I think this is the perfect analogy you were searching for. Almost everyone should budget, but not everyone does. And just because you fail to plan, it doesn’t make you a bad provider/mother. And we still love each other anyway, right? Perfect.
Jane Reply:
March 5th, 2010 at 10:46 am
Right.
Oh phew, I’m glad I’m not the only one. I try and I try…and I fail then I fail. sigh.
As you know we have been super budget crazed in the past. We even managed to pay off 28,000 in IRS debt over 18 months. And then we kind of relaxed a bit. I still keep and update a weekly budget that rolls into the next week ect ect ect. And I can tell you how 5 dollars I spend today will effect my bottom line in December.

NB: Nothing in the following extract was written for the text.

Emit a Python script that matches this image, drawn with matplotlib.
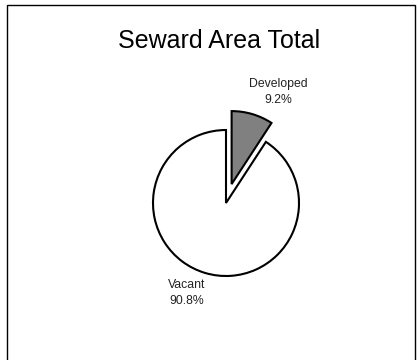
import matplotlib.pyplot as plt
from matplotlib.patches import Rectangle

plt.rcParams['font.family'] = ['Liberation Sans', 'DejaVu Sans']

# ----- Data -----
categories = ["Developed", "Vacant"]
shares = [9.2, 90.8]
colors = ["#808080", "#ffffff"]
explode = [0.27, 0.0]

W, H = 418, 360
fig = plt.figure(figsize=(W / 100, H / 100), dpi=100)

# pie axes: centre at (226, 203) px from top-left, radius ~73 px
cx, cy, r = 226, 203, 73
ax = fig.add_axes([(cx - 2 * r) / W, (H - cy - 2 * r) / H, 4 * r / W, 4 * r / H])
ax.pie(shares, colors=colors, explode=explode, startangle=90, counterclock=False,
       radius=1, wedgeprops=dict(edgecolor="black", linewidth=1.5))
ax.set_xlim(-2, 2)
ax.set_ylim(-2, 2)
ax.set_aspect("equal")
ax.axis("off")

# labels (pixel positions from top-left)
label_pos = [(278, 92), (187, 293)]
for name, val, (lx, ly) in zip(categories, shares, label_pos):
    fig.text(lx / W, 1 - ly / H, f"{name}\n{val}%", ha="center", va="center",
             fontsize=8.8, color="#222222", linespacing=1.35)

fig.text(219 / W, 1 - 41 / H, "Seward Area Total", ha="center", va="center", fontsize=18)

# outer frame
fig.add_artist(Rectangle((7 / W, -0.05), 408 / W, 1.05 - 5 / H, transform=fig.transFigure,
                         fill=False, edgecolor="black", linewidth=1))

fig.savefig("out.png", dpi=100)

So… maybe we are still a little crazed. We got into budgeting to get out of debt (only have the cars left to pay off… woo hoo) and wound up getting so much more. Most of which is peace of mind.
That being said. It is a pain to update weekly.
I don’t know if I do the whole “budgeting” thing as far as determining how much money we spend on this or that, but I am a fanatic about saving. I’ve saved part of every paycheck I’ve ever gotten, first because my parents forced me to, but later because it helped me sleep at night. The idea that my family might be in trouble and might have to do without things they need, is not something I can handle.
It’s not as hard as you might think. On my first job, I set aside $25 in bonds from each weekly paycheck. That’s not enough that I would miss it, but it adds up fast. In two years, I had $2,000. After I left that job, I left those bonds to sit for 10 years. At the end of that 10 years, I had $7,200 – enough to pay for my son’s first year of college.